[EXERCISE] Leave out the pictures, and retype only the lines from the beginning of the material through the line that contains "FW, FH = W - OFF, H - OFF", including both.

[GIVEN INFORMATION]

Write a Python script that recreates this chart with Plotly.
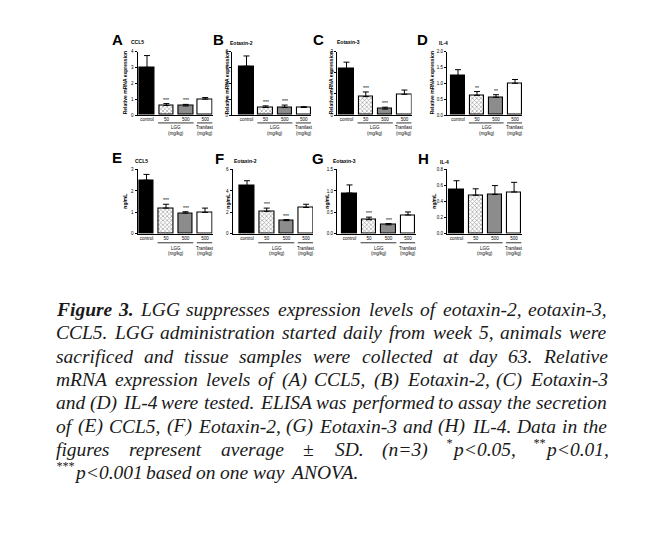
import plotly.graph_objects as go

# the page body keeps the browser's 8px margin, so the figure is drawn
# 8px smaller and every pixel position below is shifted by that offset
W, H = 648, 537
OFF = 8
FW, FH = W - OFF, H - OFF

# ---------------- data ----------------
bar_labels = ["control", "50", "500", "500"]
panel_letters = ["A", "B", "C", "D", "E", "F", "G", "H"]
panel_titles = ["CCL5", "Eotaxin-2", "Eotaxin-3", "IL-4",
                "CCL5", "Eotaxin-2", "Eotaxin-3", "IL-4"]
y_titles = ["Relative mRNA expression"] * 4 + ["ng/mL"] * 4

ccl5_mrna = [3.0, 0.6, 0.57, 1.0]
ccl5_mrna_sd = [0.75, 0.12, 0.1, 0.1]
eotaxin2_mrna = [6.15, 0.95, 0.95, 0.95]
eotaxin2_mrna_sd = [1.3, 0.2, 0.3, 0.1]
eotaxin3_mrna = [2.2, 0.87, 0.28, 0.98]
eotaxin3_mrna_sd = [0.3, 0.22, 0.09, 0.2]
il4_mrna = [1.23, 0.62, 0.56, 1.0]
il4_mrna_sd = [0.2, 0.12, 0.08, 0.12]

ccl5_elisa = [2.5, 1.2, 0.97, 1.0]
ccl5_elisa_sd = [0.27, 0.18, 0.06, 0.2]
eotaxin2_elisa = [4.5, 2.1, 1.23, 2.46]
eotaxin2_elisa_sd = [0.45, 0.3, 0.1, 0.3]
eotaxin3_elisa = [0.95, 0.33, 0.21, 0.44]
eotaxin3_elisa_sd = [0.19, 0.06, 0.03, 0.07]
il4_elisa = [0.55, 0.48, 0.49, 0.52]
il4_elisa_sd = [0.11, 0.08, 0.11, 0.12]

y_ticks = [
    [0, 1, 2, 3, 4], [0, 2, 4, 6, 8], [0, 1, 2, 3], [0, 0.5, 1.0, 1.5, 2.0],
    [0, 1, 2, 3], [0, 2, 4, 6], [0, 0.5, 1.0, 1.5], [0, 0.2, 0.4, 0.6, 0.8],
]
y_tickfmt = ["d", "d", "d", ".1f", "d", "d", ".1f", ".1f"]

stars = [
    ["", "***", "***", ""], ["", "***", "***", ""], ["", "***", "***", ""],
    ["", "**", "**", ""], ["", "***", "***", ""], ["", "***", "***", ""],
    ["", "***", "***", ""], ["", "", "", ""],
]

caption_lines = [
    "Figure 3. LGG suppresses expression levels of eotaxin-2, eotaxin-3,",
    "CCL5. LGG administration started daily from week 5, animals were",
    "sacrificed and tissue samples were collected at day 63. Relative",
    "mRNA expression levels of (A) CCL5, (B) Eotaxin-2, (C) Eotaxin-3",
    "and (D) IL-4 were tested. ELISA was performed to assay the secretion",
    "of (E) CCL5, (F) Eotaxin-2, (G) Eotaxin-3 and (H) IL-4. Data in the",
    "figures represent average \u00b1 SD. (n=3) *p<0.05, **p<0.01,",
    "***p<0.001 based on one way ANOVA.",
]

means = [ccl5_mrna, eotaxin2_mrna, eotaxin3_mrna, il4_mrna,
         ccl5_elisa, eotaxin2_elisa, eotaxin3_elisa, il4_elisa]
sds = [ccl5_mrna_sd, eotaxin2_mrna_sd, eotaxin3_mrna_sd, il4_mrna_sd,
       ccl5_elisa_sd, eotaxin2_elisa_sd, eotaxin3_elisa_sd, il4_elisa_sd]

# ---------------- geometry (pixels in the page) ----------------
# y-axis x, first bar centre, bar pitch, x-axis end
geom = [
    (137.5, 147.0, 19.4, 212.5),
    (232.0, 246.5, 19.1, 311.0),
    (337.0, 346.5, 19.3, 411.5),
    (447.0, 458.0, 19.0, 522.0),
    (137.5, 146.5, 19.5, 212.5),
    (232.5, 247.0, 19.7, 313.0),
    (337.0, 349.5, 19.5, 415.5),
    (447.0, 456.5, 19.2, 522.0),
]
rows = [(50, 114), (169, 234)]          # top tick, zero line
letter_pos = [(117, 38), (218, 38), (318, 38), (422, 38),
              (117, 157), (219, 158), (318, 158), (423, 158)]
title_pos = [(130, 40), (229, 41), (336, 40), (438, 41),
             (134, 160), (233, 160), (332, 160), (439, 161)]
ylabel_x = [125, 227, 331, 432, 125, 228, 327, 434]
group_y = [(122, 127, 132.5), (243, 249, 254)]   # line, LGG, (mg/kg)

SANS = "Arial, Liberation Sans, sans-serif"
SERIF = "Liberation Serif, Times New Roman, serif"


def px(x):
    return (x - OFF) / FW


def py(y):
    return 1 - (y - OFF) / FH


def note(x, y, text, size, family=SANS, xanchor="center", **kw):
    return dict(x=px(x), y=py(y), xref="paper", yref="paper", text=text,
                showarrow=False, xanchor=xanchor, yanchor="middle",
                borderpad=0, font=dict(family=family, size=size,
                                       color=kw.pop("color", "black")), **kw)


fig = go.Figure()
annotations = []
shapes = []

for i in range(8):
    ax_px, c0, pitch, end_px = geom[i]
    top, zero = rows[i // 4]
    xname = "x" if i == 0 else f"x{i + 1}"
    yname = "y" if i == 0 else f"y{i + 1}"
    sfx = "" if i == 0 else str(i + 1)

    fig.add_trace(go.Bar(
        x=[0, 1, 2, 3],
        y=means[i],
        xaxis=xname,
        yaxis=yname,
        width=0.75,
        marker=dict(
            color=["black", "white", "#a0a0a0", "white"],
            line=dict(color="black", width=1.1),
            pattern=dict(
                shape=["", "x", "-", ""],
                fgcolor=["black", "#222222", "#4a4a4a", "black"],
                bgcolor=["black", "#d8d8d8", "#a0a0a0", "white"],
                size=[4, 3, 2, 4],
                solidity=[0.3, 0.4, 0.45, 0.3],
            ),
        ),
        error_y=dict(type="data", symmetric=False, array=sds[i],
                     arrayminus=[0, 0, 0, 0], color="black",
                     thickness=1, width=3),
        hoverinfo="skip",
    ))

    ymax = y_ticks[i][-1]
    fig.layout[f"xaxis{sfx}"] = dict(
        domain=[px(ax_px), px(end_px)],
        range=[-(c0 - ax_px) / pitch, (end_px - c0) / pitch],
        anchor=yname, showline=True, linecolor="black", linewidth=1,
        tickvals=[0, 1, 2, 3], ticktext=bar_labels, ticks="",
        tickfont=dict(family=SANS, size=4.5, color="black"),
        ticklabelstandoff=0,
        showgrid=False, zeroline=False, fixedrange=True,
    )
    fig.layout[f"yaxis{sfx}"] = dict(
        domain=[py(zero), py(top)],
        range=[0, ymax], anchor=xname,
        showline=True, linecolor="black", linewidth=1,
        tickvals=y_ticks[i], tickformat=y_tickfmt[i],
        ticks="outside", ticklen=2, tickwidth=1, tickcolor="black",
        tickfont=dict(family=SANS, size=4.5, color="black"),
        showgrid=False, zeroline=False, fixedrange=True,
    )

    # significance stars
    for k in range(4):
        if stars[i][k]:
            annotations.append(dict(
                x=k, y=means[i][k] + sds[i][k], xref=xname, yref=yname,
                text=stars[i][k], showarrow=False, xanchor="center",
                yanchor="bottom", borderpad=0,
                font=dict(family=SANS, size=5, color="black"),
            ))

    # group lines and labels below the x axis
    ly, lgg_y, unit_y = group_y[i // 4]
    for a, b in [(0.57, 2.4), (2.58, 3.38)]:
        shapes.append(dict(type="line", xref=xname, yref="paper",
                           x0=a, x1=b, y0=py(ly), y1=py(ly),
                           line=dict(color="black", width=0.8)))
    for xc, lab in [(1.5, "LGG"), (3.0, "Tranilast")]:
        for yy, t in [(lgg_y, lab), (unit_y, "(mg/kg)")]:
            annotations.append(dict(
                x=xc, y=py(yy), xref=xname, yref="paper", text=t,
                showarrow=False, xanchor="center", yanchor="middle",
                borderpad=0, font=dict(family=SANS, size=4.5, color="black")))

    # panel letter, title, y title
    lx, lyy = letter_pos[i]
    annotations.append(note(lx, lyy, f"<b>{panel_letters[i]}</b>", 15))
    tx, ty = title_pos[i]
    annotations.append(note(tx, ty, f"<b>{panel_titles[i]}</b>", 5,
                            xanchor="left"))
    annotations.append(note(ylabel_x[i], (top + zero) / 2,
                            f"<b>{y_titles[i]}</b>", 5, textangle=-90))

# ---------------- caption (justified, Times italic metrics) ----------------
TI = {" ": 250, "(": 333, ")": 333, "*": 500, ",": 250, "-": 333, ".": 250,
      "<": 675, "=": 675, "\u00b1": 675,
      "A": 611, "B": 611, "C": 667, "D": 722, "E": 611, "F": 611, "G": 722,
      "H": 722, "I": 333, "L": 556, "N": 667, "O": 722, "R": 611, "S": 500,
      "V": 611, "a": 500, "b": 500, "c": 444, "d": 500, "e": 444, "f": 278,
      "g": 500, "h": 500, "i": 278, "k": 444, "l": 278, "m": 722, "n": 500,
      "o": 500, "p": 500, "r": 389, "s": 389, "t": 278, "u": 500, "v": 444,
      "w": 667, "x": 444, "y": 444}
TBI = {"F": 667, "i": 278, "g": 500, "u": 556, "r": 389, "e": 444, "3": 500,
       ".": 250}
CAP = 19.5
SUP = 12
cap_left, cap_right = 55, 606
cap_y0, cap_dy = 310.5, 23.55


def tw(s, table, size):
    return sum(table.get(ch, 500) for ch in s) * size / 1000


for li, line in enumerate(caption_lines):
    words = []
    for wi, w in enumerate(line.split(" ")):
        sup = w[:len(w) - len(w.lstrip("*"))]
        body = w[len(sup):]
        bold = li == 0 and wi < 2
        wb = tw(body, TBI if bold else TI, CAP)
        ws = len(sup) * 500 * SUP / 1000
        words.append((sup, body, bold, ws, wb))
    total = sum(ws + wb for _, _, _, ws, wb in words)
    if li < len(caption_lines) - 1:
        gap = (cap_right - cap_left - total) / (len(words) - 1)
    else:
        gap = 250 * CAP / 1000
    x = cap_left
    yc = cap_y0 + li * cap_dy
    for sup, body, bold, ws, wb in words:
        if sup:
            annotations.append(note(x, yc - 7, f"<i>{sup}</i>", SUP,
                                    family=SERIF, xanchor="left",
                                    color="#1a1a1a"))
        t = body.replace("<", "&lt;")
        t = f"<b><i>{t}</i></b>" if bold else f"<i>{t}</i>"
        annotations.append(note(x + ws, yc, t, CAP, family=SERIF,
                                xanchor="left", color="#1a1a1a"))
        x += ws + wb + gap

fig.update_layout(
    width=FW, height=FH,
    margin=dict(l=0, r=0, t=0, b=0),
    paper_bgcolor="white", plot_bgcolor="white",
    showlegend=False, bargap=0,
    annotations=annotations, shapes=shapes,
)

fig.write_html("out.html")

[WRITTEN SOLUTION]
Write a Python script that recreates this chart with Plotly.
import plotly.graph_objects as go

# the page body keeps the browser's 8px margin, so the figure is drawn
# 8px smaller and every pixel position below is shifted by that offset
W, H = 648, 537
OFF = 8
FW, FH = W - OFF, H - OFF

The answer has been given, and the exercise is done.